## What you should do:
Word for word, extract the first line of the records below and each line after it, up to and including the line with "from matplotlib.lines import Line2D". Pictures are left out.

##### Extracted information #####

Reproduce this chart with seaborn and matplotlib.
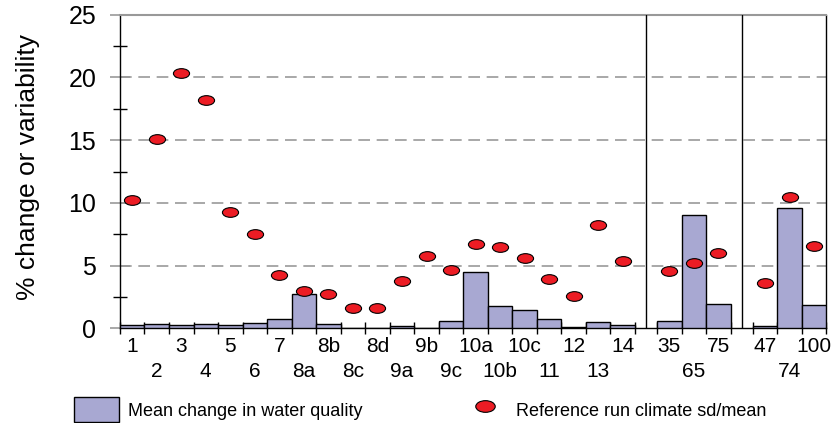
import numpy as np
import pandas as pd
import matplotlib
matplotlib.use("Agg")
import matplotlib.pyplot as plt
import seaborn as sns
from matplotlib.path import Path
from matplotlib.transforms import Affine2D
from matplotlib.patches import Patch
from matplotlib.lines import Line2D

# --------------------------
# DATA
# --------------------------
sites = ["1", "2", "3", "4", "5", "6", "7", "8a", "8b", "8c", "8d",
         "9a", "9b", "9c", "10a", "10b", "10c", "11", "12", "13", "14"]
group65 = ["35", "65", "75"]
group74 = ["47", "74", "100"]

mean_change = [0.25, 0.37, 0.25, 0.3, 0.25, 0.42, 0.7, 2.77, 0.3, 0.0, 0.0,
               0.15, 0.0, 0.55, 4.45, 1.78, 1.44, 0.77, 0.13, 0.5, 0.25]
mean_change_65 = [0.56, 9.04, 1.94]
mean_change_74 = [0.16, 9.58, 1.86]

sd_mean = [10.2, 15.08, 20.37, 18.22, 9.3, 7.53, 4.23, 2.98, 2.71, 1.64, 1.6,
           3.77, 5.8, 4.68, 6.7, 6.51, 5.59, 3.93, 2.55, 8.22, 5.4]
sd_mean_65 = [4.57, 5.21, 6.03]
sd_mean_74 = [3.62, 10.45, 6.59]

group_labels = ["65", "74"]

BAR_COLOR = "#a8a8d2"
DOT_COLOR = "#ec1c24"
GAP = 0.9

# --------------------------
# POSITIONS
# --------------------------
pos1 = list(np.arange(len(sites), dtype=float))
start2 = pos1[-1] + 1 + GAP
pos2 = [start2 + i for i in range(len(group65))]
start3 = pos2[-1] + 1 + GAP
pos3 = [start3 + i for i in range(len(group74))]

df = pd.DataFrame({
    "pos": pos1 + pos2 + pos3,
    "label": sites + group65 + group74,
    "change": mean_change + mean_change_65 + mean_change_74,
    "sdmean": sd_mean + sd_mean_65 + sd_mean_74,
})

# --------------------------
# PLOT
# --------------------------
sns.set_style("white")
plt.rcParams["font.family"] = ["Liberation Sans", "DejaVu Sans"]
plt.rcParams["text.color"] = "black"
plt.rcParams["axes.labelcolor"] = "black"

fig = plt.figure(figsize=(8.33, 4.23), dpi=100)
ax = fig.add_axes([0.144, 0.224, 0.848, 0.741])

sns.barplot(data=df, x="pos", y="change", native_scale=True, width=1.0,
            color=BAR_COLOR, edgecolor="black", linewidth=1.0,
            saturation=1, ax=ax, zorder=3)

ellipse = Affine2D().scale(1.0, 0.6).transform_path(Path.unit_circle())
sns.scatterplot(data=df, x="pos", y="sdmean", marker=ellipse, s=135,
                color=DOT_COLOR, edgecolor="black", linewidth=0.8,
                ax=ax, zorder=5)

ax.set_xlim(-0.5, pos3[-1] + 0.5)
ax.set_ylim(0, 25)

# separators between groups
ax.axvline(pos1[-1] + 0.5 + GAP / 2, color="black", lw=1.0, zorder=4)
ax.axvline(pos2[-1] + 0.5 + GAP / 2, color="black", lw=1.0, zorder=4)

# y axis
ax.set_yticks([0, 5, 10, 15, 20, 25])
ax.set_yticks([2.5, 7.5, 12.5, 17.5, 22.5], minor=True)
ax.tick_params(axis="y", which="major", direction="inout", length=14,
               color="#999999", width=1.2, labelsize=18, pad=10, left=True,
               labelcolor="black")
ax.tick_params(axis="y", which="minor", direction="inout", length=10,
               color="black", width=1.0, left=True)
for yv in [5, 10, 15, 20]:
    ax.axhline(yv, color="#999999", lw=1.2, ls=(0, (7, 4)), zorder=1)
ax.set_ylabel("% change or variability", fontsize=19, color="black")
ax.yaxis.set_label_coords(-0.113, 0.515)

# x axis: tick marks at bar edges, labels at bar centres in two rows
edges = []
for grp in (pos1, pos2, pos3):
    edges += [p - 0.5 for p in grp] + [grp[-1] + 0.5]
ax.set_xticks(edges)
ax.set_xticklabels([])
ax.tick_params(axis="x", which="major", direction="inout", length=8,
               color="black", width=1.0, bottom=True)

row1_pos, row1_lab, row2_pos, row2_lab = [], [], [], []
for i, (p, lab) in enumerate(zip(pos1, sites)):
    if i % 2 == 0:
        row1_pos.append(p)
        row1_lab.append(lab)
    else:
        row2_pos.append(p)
        row2_lab.append(lab)
for grp_lab, members, grp in zip(group_labels, (group65, group74), (pos2, pos3)):
    row1_pos += [grp[0], grp[2]]
    row1_lab += [members[0], members[2]]
    row2_pos.append(grp[1])
    row2_lab.append(grp_lab)

ax.set_xticks(row1_pos, minor=True)
ax.set_xticklabels(row1_lab, minor=True, fontsize=15, color="black")
ax.tick_params(axis="x", which="minor", length=0, pad=6)
ax.set_xlabel("")

sec = ax.secondary_xaxis("bottom")
sec.set_xticks(row2_pos)
sec.set_xticklabels(row2_lab, fontsize=15, color="black")
sec.tick_params(axis="x", length=0, pad=24)
sec.spines["bottom"].set_visible(False)

for s in ["left", "bottom", "right"]:
    ax.spines[s].set_color("black")
    ax.spines[s].set_linewidth(1.0)
ax.spines["top"].set_color("#999999")
ax.spines["top"].set_linewidth(1.5)

# legend
handles = [
    Patch(facecolor=BAR_COLOR, edgecolor="black", linewidth=1.0),
    Line2D([], [], ls="none", marker=ellipse, markersize=14,
           markerfacecolor=DOT_COLOR, markeredgecolor="black",
           markeredgewidth=0.8),
]
fig.legend(handles, ["Mean change in water quality",
                     "Reference run climate sd/mean"],
           loc="lower left", bbox_to_anchor=(0.089, 0.002), ncol=2,
           frameon=False, fontsize=13, handlelength=2.5, handleheight=1.75,
           handletextpad=0.5, columnspacing=5.5, borderpad=0,
           borderaxespad=0, labelcolor="black")

fig.savefig("out.png", dpi=100)
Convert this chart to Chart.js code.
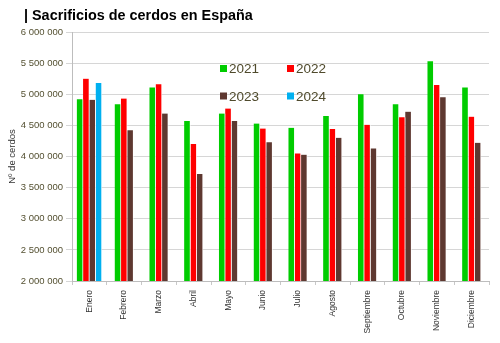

#####

## Result of this task:
Reproduce this chart with seaborn and matplotlib.
import numpy as np
import pandas as pd
import matplotlib
matplotlib.use("Agg")
import matplotlib.pyplot as plt
import seaborn as sns
from matplotlib.path import Path
from matplotlib.transforms import Affine2D
from matplotlib.patches import Patch
from matplotlib.lines import Line2D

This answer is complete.